The Scheme has also formed global partnerships with IRSG and GPSNR, and in 2020 set up its Sustainable Outcomes Indicator to provide a pathway for improved resource recovery for used tyres.

“To support the COAG announcement and encourage organisations to consider change, TSA implemented the Sustainable Outcomes Indicator, an easy reckoner for the public to help navigate best recycling efforts,” Goodman says.

The Sustainable Outcomes Indicator also provides recyclers and collectors an opportunity to aspire to better sustainable outcomes.

“But, while there is an incredible amount of goodwill, the government’s accreditation will allow us to do more to address the issue of what I call ‘free riders’ – those organisations currently selling tyres into the Australian market, but not taking responsibility for them,” Goodman says.

These companies, she explains, have been enjoying all the benefits of what TSA has to offer without contributing to the solution.

Getting free riders on board and encouraging operators to use licensed, accredited recyclers will allow TSA to expediate important market development work, while ensuring unscrupulous operators cannot access used tyres from retailers.

“The recent Recycling and Waste Reduction legislation means while the government is making it easier for industry to set up and join in product stewardship schemes, they also have new tools to intervene and regulate when companies aren’t doing the right thing – including ‘naming and shaming’ those not participating in the Scheme,” Goodman says.

In the next five to 10 years, Goodman sees TSA increasing used tyre recovery and end markets across all sectors – passenger cars, trucks, aviation and OTR including mining conveyor belts.

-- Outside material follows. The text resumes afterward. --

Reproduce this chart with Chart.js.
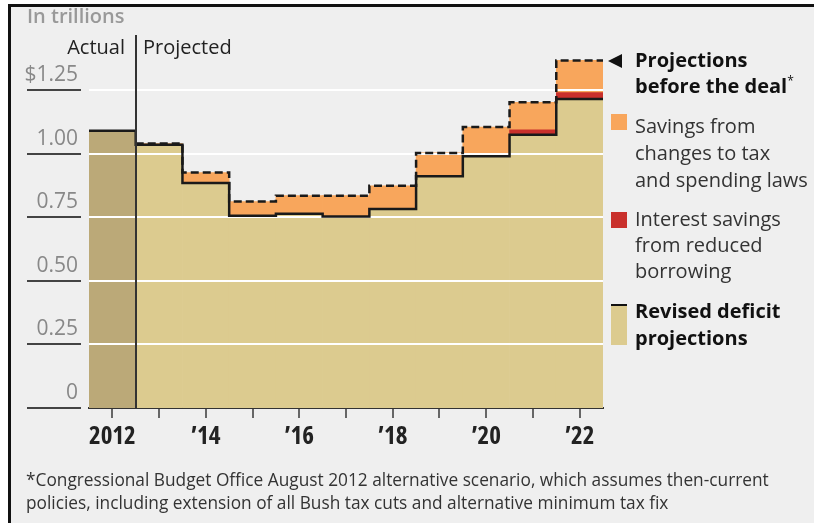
<!DOCTYPE html>
<html>
<head>
<meta charset="utf-8">
<script src="https://cdn.jsdelivr.net/npm/chart.js@4"></script>
<style>
  html, body { margin: 0; padding: 0; background: #fff; }
  #frame { position: absolute; left: 8px; top: 4px; width: 806px; height: 519px; box-sizing: border-box;
           background: #efefef; border-left: 3px solid #111; border-top: 3px solid #111; }
  #wrap { position: absolute; left: 0; top: 0; width: 814px; height: 523px; }
  .t { position: absolute; font-family: "Open Sans", sans-serif; font-size: 20px; color: #333;
       white-space: nowrap; line-height: 26px; }
  .b { font-weight: 700; color: #111; }
  .sw { position: absolute; }
</style>
</head>
<body>
<div id="frame"></div>
<div id="wrap"><canvas id="chart" width="814" height="523"></canvas></div>

<div class="t" style="left:27px; top:4px; line-height:24px; font-weight:600; color:#999;">In trillions</div>
<div class="t" style="right:689px; top:34px; color:#222;">Actual</div>
<div class="t" style="left:143px; top:34px; color:#222;">Projected</div>

<div class="sw" style="left:608px; top:54px; width:0; height:0; border-top:7px solid transparent; border-bottom:7px solid transparent; border-right:14px solid #111;"></div>
<div class="t b" style="left:635px; top:47px;">Projections<br>before the deal<span style="font-size:12px; font-weight:400; position:relative; top:-8px;">*</span></div>

<div class="sw" style="left:611px; top:114px; width:16px; height:16px; background:#f8a65c;"></div>
<div class="t" style="left:635px; top:112px; line-height:27px;">Savings from<br>changes to tax<br>and spending laws</div>

<div class="sw" style="left:611px; top:212px; width:16px; height:16px; background:#c9302c;"></div>
<div class="t" style="left:635px; top:206px;">Interest savings<br>from reduced<br>borrowing</div>

<div class="sw" style="left:611px; top:304px; width:16px; height:41px; background:#dccb8f; border-top:2px solid #111; box-sizing:border-box;"></div>
<div class="t b" style="left:635px; top:297px; line-height:27px;">Revised deficit<br>projections</div>

<div class="t" style="left:26px; top:468px; font-size:17.3px; line-height:23px; font-stretch:90%;">*Congressional Budget Office August 2012 alternative scenario, which assumes then-current<br>policies, including extension of all Bush tax cuts and alternative minimum tax fix</div>

<script>
const years = [2012, 2013, 2014, 2015, 2016, 2017, 2018, 2019, 2020, 2021, 2022];
const xTickLabels = ['2012', '', '\u201914', '', '\u201916', '', '\u201918', '', '\u201920', '', '\u201922'];
const revised = [1.09, 1.035, 0.885, 0.756, 0.764, 0.753, 0.783, 0.911, 0.99, 1.075, 1.215];
const interestSavings = [0, 0, 0, 0, 0, 0, 0, 0, 0, 0.019, 0.025];
const beforeDeal = [null, 1.04, 0.926, 0.812, 0.835, 0.835, 0.874, 1.003, 1.105, 1.202, 1.367];
const yTicks = [0, 0.25, 0.5, 0.75, 1, 1.25];
const yTickLabels = ['0', '0.25', '0.50', '0.75', '1.00', '$1.25'];

const policySavings = beforeDeal.map((v, i) => v == null ? 0 : v - revised[i] - interestSavings[i]);

// step lines: one point at each bar's left edge plus the last right edge
function stepPoints(vals) {
  const pts = [];
  vals.forEach((v, i) => { if (v != null) pts.push({ x: years[i] - 0.5, y: v }); });
  pts.push({ x: years[years.length - 1] + 0.5, y: vals[vals.length - 1] });
  return pts;
}

const tan = '#dccb8f';
const tanActual = '#bba978';

const chartExtras = {
  id: 'chartExtras',
  beforeDatasetDraw(chart, args) {
    // white gridlines go over the fills but under the step lines
    if (args.index !== 3) return;
    const { ctx, chartArea, scales } = chart;
    ctx.save();
    ctx.strokeStyle = '#fff';
    ctx.lineWidth = 2;
    yTicks.forEach(v => {
      if (v === 0) return;
      const py = Math.round(scales.y.getPixelForValue(v));
      ctx.beginPath();
      ctx.moveTo(chartArea.left, py);
      ctx.lineTo(chartArea.right, py);
      ctx.stroke();
    });
    ctx.restore();
  },
  afterDraw(chart) {
    const { ctx, chartArea, scales } = chart;
    ctx.save();
    ctx.strokeStyle = '#444';
    ctx.lineWidth = 2;
    yTicks.forEach(v => {
      const py = Math.round(scales.y.getPixelForValue(v));
      ctx.beginPath();
      ctx.moveTo(27, py);
      ctx.lineTo(81, py);
      ctx.stroke();
    });
    const px = Math.round(scales.x.getPixelForValue(2012.5));
    ctx.strokeStyle = '#333';
    ctx.beginPath();
    ctx.moveTo(px, 35);
    ctx.lineTo(px, chartArea.bottom);
    ctx.stroke();
    ctx.restore();
  }
};

new Chart(document.getElementById('chart'), {
  type: 'bar',
  data: {
    labels: years,
    datasets: [
      {
        label: 'Revised deficit projections',
        data: revised,
        backgroundColor: years.map((y, i) => i === 0 ? tanActual : tan),
        stack: 's', order: 2, barPercentage: 1, categoryPercentage: 1, borderWidth: 0
      },
      {
        label: 'Interest savings from reduced borrowing',
        data: interestSavings,
        backgroundColor: '#c9302c',
        stack: 's', order: 2, barPercentage: 1, categoryPercentage: 1, borderWidth: 0
      },
      {
        label: 'Savings from changes to tax and spending laws',
        data: policySavings,
        backgroundColor: '#f8a65c',
        stack: 's', order: 2, barPercentage: 1, categoryPercentage: 1, borderWidth: 0
      },
      {
        type: 'line',
        label: 'Revised line',
        data: stepPoints(revised),
        stack: 'revisedLine',
        stepped: 'before',
        borderColor: '#1a1a1a',
        borderWidth: 2.5,
        pointRadius: 0,
        fill: false,
        order: 1
      },
      {
        type: 'line',
        label: 'Projections before the deal',
        data: stepPoints(beforeDeal),
        stack: 'beforeLine',
        stepped: 'before',
        borderColor: '#1a1a1a',
        borderWidth: 2.5,
        borderDash: [8, 4],
        pointRadius: 0,
        fill: false,
        order: 0
      }
    ]
  },
  options: {
    responsive: false,
    animation: false,
    layout: { padding: { top: 52, right: 211, left: 0, bottom: 0 } },
    plugins: { legend: { display: false }, tooltip: { enabled: false } },
    scales: {
      x: {
        type: 'linear',
        stacked: true,
        offset: false,
        min: 2011.5, max: 2022.5,
        afterFit: axis => { axis.height = 115; },
        afterBuildTicks: axis => { axis.ticks = years.map(v => ({ value: v })); },
        grid: { drawOnChartArea: false, drawTicks: true, tickLength: 10, offset: false, color: '#666', lineWidth: 2 },
        border: { display: true, color: '#333', width: 2 },
        ticks: {
          autoSkip: false, maxRotation: 0, padding: 4, color: '#222',
          font: { family: '"Open Sans", sans-serif', size: 25, weight: 'bold condensed' },
          callback: v => xTickLabels[years.indexOf(v)]
        }
      },
      y: {
        stacked: true,
        min: 0, max: 1.4,
        afterFit: axis => { axis.width = 89; },
        afterBuildTicks: axis => { axis.ticks = yTicks.map(v => ({ value: v })); },
        grid: { display: false, drawTicks: false },
        border: { display: false },
        ticks: {
          padding: 11, labelOffset: -15, color: '#888',
          font: { family: '"Open Sans", sans-serif', size: 21 },
          callback: v => yTickLabels[yTicks.indexOf(v)]
        }
      }
    }
  },
  plugins: [chartExtras]
});
</script>
</body>
</html>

She also predicts that TSA will continue to provide the market with appropriate, accurate and up-to-date data, while contributing to the development of best-practice policies, procedures and modelling, so the sector can understand the true cost of recycling.

Australia will also have a retail sector that is truly accountable for the tyres it is selling, and all relevant stakeholders will be participating in the Tyre Product Stewardship Scheme.

While these are perhaps lofty goals, given TSA’s progress in its just eight years of existence, Goodman and her team see them as readily achievable.

“There will be no more unscrupulous operators playing havoc with the recycling market, and the public will understand the value of working with accredited recyclers and retailers even if this means at times the cost is higher to ensure the sustainable outcome is achieved,” Goodman says.